The 2011 ASHS Annual Conference

California homeowners and landscape/turfgrass managers are adding unwanted green waste to municipal landfills and overusing/wasting fertilizer by removing mowing clippings of lawn turfgrasses. Grasscycling, the mulching and immediate return of just-cut turfgrass leaves to the rhizosphere, shows promise in solving these problems by reducing green waste heading to landfills and reducing the amount of fertilizer needed on lawns. This study was undertaken to determine: 1) How much of the N contained in grass clippings is actually available to tall fescue as fertilizer; 2) What effect(s) does grasscycling have on microbial activity in the lawn rhizosphere, and 3) Is the quality/color of the turf affected? A tall fescue (Schedonorus phoenix [Scop.] Holub. Syn., Festuca arundinacea Schreb.) research plot was established on the University of California, Davis campus.

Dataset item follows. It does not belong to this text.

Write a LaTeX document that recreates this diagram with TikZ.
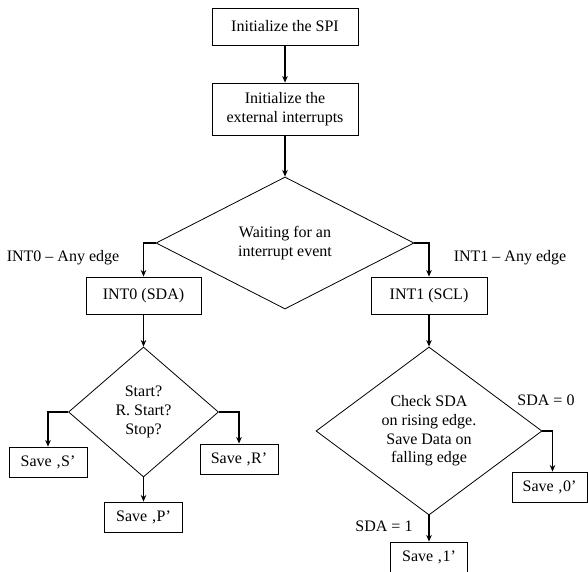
\documentclass[tikz,border=0pt]{standalone}
\usepackage{fontspec}
\setmainfont{Liberation Serif}
\usetikzlibrary{shapes.geometric,arrows.meta}
\begin{document}
\begin{tikzpicture}[x=0.75pt,y=-0.75pt,
  every node/.style={font=\fontsize{12}{14}\selectfont},
  box/.style={draw,line width=0.6pt,inner sep=0pt,align=center},
  decision/.style={draw,diamond,line width=0.6pt,inner sep=0pt,align=center,aspect=1},
  flow/.style={line width=0.9pt,-{Stealth[length=5pt,width=4.2pt]}},
  lbl/.style={inner sep=0pt}]
\useasboundingbox (0,0) rectangle (588,571);

% top initialisation
\node[box,minimum width=109.5pt,minimum height=27.75pt] (spi) at (285,26.5) {Initialize the SPI};
\node[box,minimum width=109.5pt,minimum height=39pt] (ext) at (285,109) {Initialize the\\external interrupts};

% waiting loop
\node[decision,minimum width=193.5pt,minimum height=99pt] (wait) at (285,243) {Waiting for an\\interrupt event};

% interrupt handlers
\node[box,minimum width=86.25pt,minimum height=27.75pt] (int0) at (143.5,295.5) {INT0 (SDA)};
\node[box,minimum width=87pt,minimum height=27.75pt] (int1) at (429,295.5) {INT1 (SCL)};

% SDA branch
\node[decision,minimum width=112.5pt,minimum height=97.5pt] (cond) at (143.5,412) {Start?\\R. Start?\\Stop?};
\node[box,minimum width=58.5pt,minimum height=22.5pt] (saveS) at (48,462) {Save ‚S’};
\node[box,minimum width=58.5pt,minimum height=22.5pt] (saveR) at (239,459) {Save ‚R’};
\node[box,minimum width=58.5pt,minimum height=22.5pt] (saveP) at (143.5,517) {Save ‚P’};

% SCL branch
\node[decision,minimum width=169.5pt,minimum height=126pt] (check) at (429,431) {Check SDA\\on rising edge.\\Save Data on\\falling edge};
\node[box,minimum width=56.25pt,minimum height=22.5pt] (save0) at (549.5,487) {Save ‚0’};
\node[box,minimum width=57.75pt,minimum height=22.5pt] (save1) at (429,557) {Save ‚1’};

% edge labels
\node[lbl] (l0) at (63,258) {INT0 – Any edge};
\node[lbl] (l1) at (510,258) {INT1 – Any edge};
\node[lbl] (lz) at (546,400) {SDA = 0};
\node[lbl] (lo) at (384,526) {SDA = 1};

% connectors
\draw[flow] (spi) -- (ext);
\draw[flow] (ext) -- (wait);
\draw[flow] (wait.west) -| (int0.north);
\draw[flow] (wait.east) -| (int1.north);
\draw[flow] (int0) -- (cond);
\draw[flow] (cond.west) -| (saveS.north);
\draw[flow] (cond.east) -| (saveR.north);
\draw[flow] (cond) -- (saveP);
\draw[flow] (int1) -- (check);
\draw[flow] (check.east) -| ([xshift=2.25pt]save0.north);
\draw[flow] (check) -- (save1);
\end{tikzpicture}
\end{document}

Two factors were studied: 1) type of mowing technique (mulched clippings versus caught and removed clippings) and 2) rate of nitrogen fertilization (1, 2, and 4 lb. N/1000 ft2/year).  Based on clipping yield data collected we estimated 0.7, 1 and 1.8 lb. N/1000 ft2/year were removed from plots receiving 1, 2, and 4 lb. N/1000 ft2/year, respectively. There was no significant difference in clipping yields throughout the year between the two mowing treatments.  NDVI (Normalized Difference Vegetation Index) dropped below the acceptable level (0.6) during the winter and late-summer months for the 1 and 2 lb. N/1000 ft²/year rates. The 4 lb. N/1000 ft²/year rate never dropped below the 0.6 threshold. Soil Electrical Conductivity increased with increasing fertilizer rates. No other soil characteristic measured (e.g. organic matter, total N, total C, NO3 or NH4 ) was affected by either the fertilizer or mowing treatments.  When tall fescue was growing rapidly very little if any nitrogen moved passed the root-zone.  Total nitrogen in leaf tissue increased as fertilizer rate increased during the summer months. Mowing technique did not affect total nitrogen in leaf tissue.